Leave the pictures out and quote every line from the start of the listing to the line with "-4.7, -4.8, -4.9, -4.9, -4.8, -4.8, -4.6, -4.6, -4.7, -4.9]", inclusive.

***** Supplied material *****

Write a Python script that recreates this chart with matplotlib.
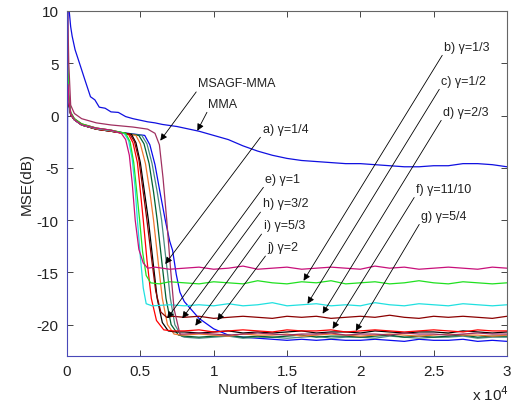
import matplotlib
matplotlib.use("Agg")
import matplotlib.pyplot as plt

plt.rcParams['font.family'] = ['Liberation Sans', 'DejaVu Sans']
plt.rcParams['axes.unicode_minus'] = False

# ---------------- data ----------------
head_x = [0, 50, 120, 250, 500, 1000, 2000, 3000]
tail_x = [8000, 9000, 10000, 11000, 12000, 13000, 14000, 15000, 16000, 17000, 18000,
          19000, 20000, 21000, 22000, 23000, 24000, 25000, 26000, 27000, 28000, 29000, 30000]

# MMA (upper blue curve)
mma_x = [0, 40, 60, 150, 250, 350, 550, 900, 1200, 1600, 1900, 2200, 2600, 3000, 3500, 4000,
         4500, 5000, 5500, 6000, 6500, 7000, 7500]
mma_y = [-30, 0, 10, 10, 8.5, 7.6, 6.3, 4.8, 3.5, 1.8, 1.5, 0.8, 0.7, 0.35, 0.3, -0.1,
         -0.3, -0.45, -0.6, -0.7, -0.85, -0.95, -1.05]
mma_tail = [-1.2, -1.5, -1.9, -2.3, -2.9, -3.4, -3.8, -4.1, -4.3, -4.4, -4.5, -4.6, -4.6,
            -4.7, -4.8, -4.9, -4.9, -4.8, -4.8, -4.6, -4.6, -4.7, -4.9]

# gamma curves + MSAGF-MMA: head values, drop segment, flat tail
mag_head = [-2, 3, 1.5, 0.2, -0.4, -0.9, -1.2, -1.4]
mag_dx = [3700, 4000, 4250, 4450, 4650, 4900, 5200, 5500, 6000, 7000]
mag_dy = [-1.7, -2.3, -3.8, -6.5, -10, -12.8, -14.1, -14.6, -14.5, -14.7]
mag_tail = [-14.6, -14.5, -14.7, -14.6, -14.4, -14.7, -14.6, -14.5, -14.7, -14.6, -14.5, -14.6,
            -14.7, -14.4, -14.6, -14.5, -14.7, -14.6, -14.5, -14.6, -14.7, -14.5, -14.6]

grn_head = [-2, 5.5, 2, 0.3, -0.3, -0.8, -1.2, -1.4]
grn_dx = [4000, 4300, 4550, 4750, 4950, 5150, 5400, 5700, 6300, 7000]
grn_dy = [-1.7, -2.5, -4.5, -7.2, -10, -13, -15.3, -16, -16.1, -15.9]
grn_tail = [-16.0, -16.1, -15.9, -16.0, -16.1, -15.8, -16.0, -16.1, -15.9, -16.0, -15.8, -16.1,
            -16.0, -15.9, -16.1, -16.0, -15.8, -16.0, -16.1, -15.9, -16.0, -16.1, -16.0]

cyn_head = [-2, 3.5, 1.5, 0.2, -0.4, -0.9, -1.25, -1.45]
cyn_dx = [3900, 4200, 4450, 4650, 4800, 5000, 5200, 5400, 5800, 7000]
cyn_dy = [-1.7, -2.4, -4.2, -7, -10, -13.5, -16.5, -18, -18.2, -18.1]
cyn_tail = [-18.2, -18.1, -18.2, -18.0, -18.2, -18.1, -17.9, -18.2, -18.1, -18.0, -18.2, -18.1,
            -18.2, -17.9, -18.1, -18.2, -18.0, -18.1, -18.2, -18.0, -18.1, -18.2, -18.1]

dkr_head = [-2, 4, 1.8, 0.3, -0.3, -0.8, -1.2, -1.4]
dkr_dx = [4300, 4600, 4900, 5150, 5450, 5750, 6050, 6400, 6800, 7200]
dkr_dy = [-1.8, -2.5, -4.2, -6.8, -10, -13.5, -16.8, -18.8, -19.3, -19.2]
dkr_tail = [-19.3, -19.2, -19.4, -19.3, -19.2, -19.3, -19.4, -19.2, -19.3, -19.2, -19.4, -19.3,
            -19.2, -19.3, -19.1, -19.3, -19.4, -19.2, -19.3, -19.2, -19.3, -19.4, -19.2]

red_head = [-2, 3, 1.4, 0.1, -0.4, -0.9, -1.3, -1.5]
red_dx = [4200, 4500, 4800, 5000, 5200, 5450, 5750, 6100, 6600, 7200]
red_dy = [-1.8, -2.6, -4.5, -7.2, -10, -13.8, -17.5, -19.6, -20.5, -20.6]
red_tail = [-20.6, -20.5, -20.7, -20.6, -20.5, -20.6, -20.7, -20.5, -20.6, -20.6, -20.5, -20.7,
            -20.6, -20.5, -20.6, -20.7, -20.6, -20.5, -20.6, -20.7, -20.5, -20.6, -20.6]

blk_head = [-2.5, 2.5, 1.2, 0.1, -0.4, -0.9, -1.3, -1.5]
blk_dx = [4400, 4700, 5000, 5250, 5550, 5850, 6150, 6500, 6900, 7400]
blk_dy = [-1.8, -2.6, -4.5, -7, -10, -13.8, -17.5, -19.8, -20.6, -20.7]
blk_tail = [-20.7, -20.8, -20.7, -20.6, -20.8, -20.7, -20.8, -20.7, -20.6, -20.8, -20.7, -20.7,
            -20.8, -20.6, -20.7, -20.8, -20.7, -20.7, -20.8, -20.6, -20.7, -20.8, -20.7]

org_head = [-2, 3, 1.3, 0.1, -0.4, -0.9, -1.3, -1.5]
org_dx = [4700, 5000, 5350, 5650, 5900, 6200, 6500, 6850, 7300, 7800]
org_dy = [-1.9, -2.7, -4.6, -7.3, -10, -13.8, -17.5, -20, -20.9, -21.0]
org_tail = [-21.0, -20.9, -21.0, -21.1, -20.9, -21.0, -21.0, -20.9, -21.1, -21.0, -20.9, -21.0,
            -21.1, -21.0, -20.9, -21.0, -21.1, -21.0, -20.9, -21.0, -21.0, -21.1, -21.0]

dgr_head = [-2, 2.5, 1.2, 0.1, -0.4, -0.9, -1.3, -1.5]
dgr_dx = [4900, 5250, 5600, 5900, 6150, 6450, 6750, 7100, 7600]
dgr_dy = [-1.9, -2.7, -4.6, -7.3, -10, -13.8, -17.5, -20, -21.0]
dgr_tail = [-21.1, -21.2, -21.1, -21.0, -21.2, -21.1, -21.2, -21.1, -21.0, -21.2, -21.1, -21.1,
            -21.2, -21.1, -21.0, -21.2, -21.1, -21.2, -21.1, -21.0, -21.2, -21.1, -21.1]

tea_head = [-2, 2.5, 1.2, 0.1, -0.4, -0.9, -1.3, -1.5]
tea_dx = [5100, 5450, 5800, 6150, 6450, 6750, 7050, 7350, 7800]
tea_dy = [-1.9, -2.7, -4.6, -7.3, -10, -13.8, -17.5, -20, -21.1]
tea_tail = [-21.2, -21.3, -21.2, -21.1, -21.3, -21.2, -21.2, -21.3, -21.2, -21.1, -21.3, -21.2,
            -21.2, -21.3, -21.1, -21.2, -21.3, -21.2, -21.2, -21.1, -21.3, -21.2, -21.2]

blu_head = [-2, 3, 1.3, 0.1, -0.4, -0.9, -1.3, -1.5]
blu_dx = [5300, 5650, 6000, 6350, 6700, 7000, 7200, 7450, 7700]
blu_dy = [-1.9, -2.8, -4.7, -7.4, -10, -12, -12.9, -15.2, -16.9]
blu_tail = [-17.8, -19.4, -20.4, -21.0, -21.2, -21.3, -21.4, -21.5, -21.4, -21.5, -21.4, -21.5,
            -21.5, -21.4, -21.5, -21.6, -21.4, -21.5, -21.5, -21.4, -21.6, -21.5, -21.6]

mar_head = [-3, 10, 5, 1.0, 0.2, -0.3, -0.7, -0.9]
mar_dx = [4500, 5500, 6000, 6300, 6550, 6800, 7050, 7300, 7700]
mar_dy = [-1.1, -1.3, -1.7, -2.8, -6, -10, -14.5, -18.5, -20.9]
mar_tail = [-20.9, -20.8, -20.9, -21.0, -20.9, -20.8, -20.9, -21.0, -20.9, -20.9, -20.8, -21.0,
            -20.9, -20.9, -21.0, -20.8, -20.9, -20.9, -21.0, -20.9, -20.8, -20.9, -20.9]

curves = [
    ('#0a0aee', blu_head, blu_dx, blu_dy, blu_tail),
    ('#4a8a80', tea_head, tea_dx, tea_dy, tea_tail),
    ('#006030', dgr_head, dgr_dx, dgr_dy, dgr_tail),
    ('#f07830', org_head, org_dx, org_dy, org_tail),
    ('#000000', blk_head, blk_dx, blk_dy, blk_tail),
    ('#ff0000', red_head, red_dx, red_dy, red_tail),
    ('#8b0000', dkr_head, dkr_dx, dkr_dy, dkr_tail),
    ('#20e0e0', cyn_head, cyn_dx, cyn_dy, cyn_tail),
    ('#20e020', grn_head, grn_dx, grn_dy, grn_tail),
    ('#c8107a', mag_head, mag_dx, mag_dy, mag_tail),
    ('#a03060', mar_head, mar_dx, mar_dy, mar_tail),
]

# annotations: label, text position (iter, dB), arrow tip (iter, dB)
ann_labels = ['MSAGF-MMA', 'MMA', 'a) γ=1/4', 'b) γ=1/3', 'c) γ=1/2', 'd) γ=2/3',
              'e) γ=1', 'f) γ=11/10', 'g) γ=5/4', 'h) γ=3/2', 'i) γ=5/3', 'j) γ=2']
ann_text = [(8950, 3.1), (9640, 1.15), (13330, -1.24), (25700, 6.6), (25500, 3.35), (25630, 0.38),
            (13530, -6.03), (23790, -7.0), (24130, -9.57), (13330, -8.4), (13400, -10.5), (13670, -12.6)]
ann_tip = [(6360, -2.4), (8890, -1.45), (6700, -14.2), (16130, -15.8), (16400, -18.0), (17430, -18.95),
           (6830, -19.4), (18110, -20.4), (19690, -20.6), (7860, -19.4), (8750, -20.1), (10250, -19.6)]

xtick_vals = [0, 5000, 10000, 15000, 20000, 25000, 30000]
xtick_labels = ['0', '0.5', '1', '1.5', '2', '2.5', '3']
ytick_vals = [-20, -15, -10, -5, 0, 5, 10]

# ---------------- plot ----------------
fig = plt.figure(figsize=(5.13, 4.06), dpi=100)
ax = fig.add_axes([67/513, 1-357/406, 440/513, 345/406])

ax.plot(mma_x + tail_x, mma_y + mma_tail, color='#1010e0', lw=0.9)
for col, hy, dx, dy, ty in curves:
    ax.plot(head_x + dx + tail_x, hy + dy + ty, color=col, lw=0.9)

for lab, tp, tip in zip(ann_labels, ann_text, ann_tip):
    ax.annotate(lab, xy=tip, xytext=tp, ha='left', va='center', fontsize=9, color='#222222',
                arrowprops=dict(arrowstyle='-|>', color='k', lw=0.6, mutation_scale=10,
                                shrinkA=0, shrinkB=0, relpos=(0.0, 0.0)))

ax.set_xlim(0, 30000)
ax.set_ylim(-23, 10)
ax.set_xticks(xtick_vals)
ax.set_xticklabels(xtick_labels)
ax.set_yticks(ytick_vals)
ax.tick_params(direction='in', top=True, right=True, length=4, width=0.7,
               labelsize=11, colors='#444444', labelcolor='#222222', pad=6)
for s in ['top', 'right']:
    ax.spines[s].set_color('#666666')
for s in ['left', 'bottom']:
    ax.spines[s].set_color('#4848b8')
for s in ax.spines.values():
    s.set_linewidth(0.8)

ax.set_xlabel('Numbers of Iteration', fontsize=11, color='#222222', labelpad=3)
ax.set_ylabel('MSE(dB)', fontsize=11, color='#222222', labelpad=2)
fig.text(472/513, 1-395/406, r'x 10$^4$', fontsize=11, color='#222222', va='center', ha='left')

fig.savefig('out.png', dpi=100)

*****

[Complete response]:
Write a Python script that recreates this chart with matplotlib.
import matplotlib
matplotlib.use("Agg")
import matplotlib.pyplot as plt

plt.rcParams['font.family'] = ['Liberation Sans', 'DejaVu Sans']
plt.rcParams['axes.unicode_minus'] = False

# ---------------- data ----------------
head_x = [0, 50, 120, 250, 500, 1000, 2000, 3000]
tail_x = [8000, 9000, 10000, 11000, 12000, 13000, 14000, 15000, 16000, 17000, 18000,
          19000, 20000, 21000, 22000, 23000, 24000, 25000, 26000, 27000, 28000, 29000, 30000]

# MMA (upper blue curve)
mma_x = [0, 40, 60, 150, 250, 350, 550, 900, 1200, 1600, 1900, 2200, 2600, 3000, 3500, 4000,
         4500, 5000, 5500, 6000, 6500, 7000, 7500]
mma_y = [-30, 0, 10, 10, 8.5, 7.6, 6.3, 4.8, 3.5, 1.8, 1.5, 0.8, 0.7, 0.35, 0.3, -0.1,
         -0.3, -0.45, -0.6, -0.7, -0.85, -0.95, -1.05]
mma_tail = [-1.2, -1.5, -1.9, -2.3, -2.9, -3.4, -3.8, -4.1, -4.3, -4.4, -4.5, -4.6, -4.6,
            -4.7, -4.8, -4.9, -4.9, -4.8, -4.8, -4.6, -4.6, -4.7, -4.9]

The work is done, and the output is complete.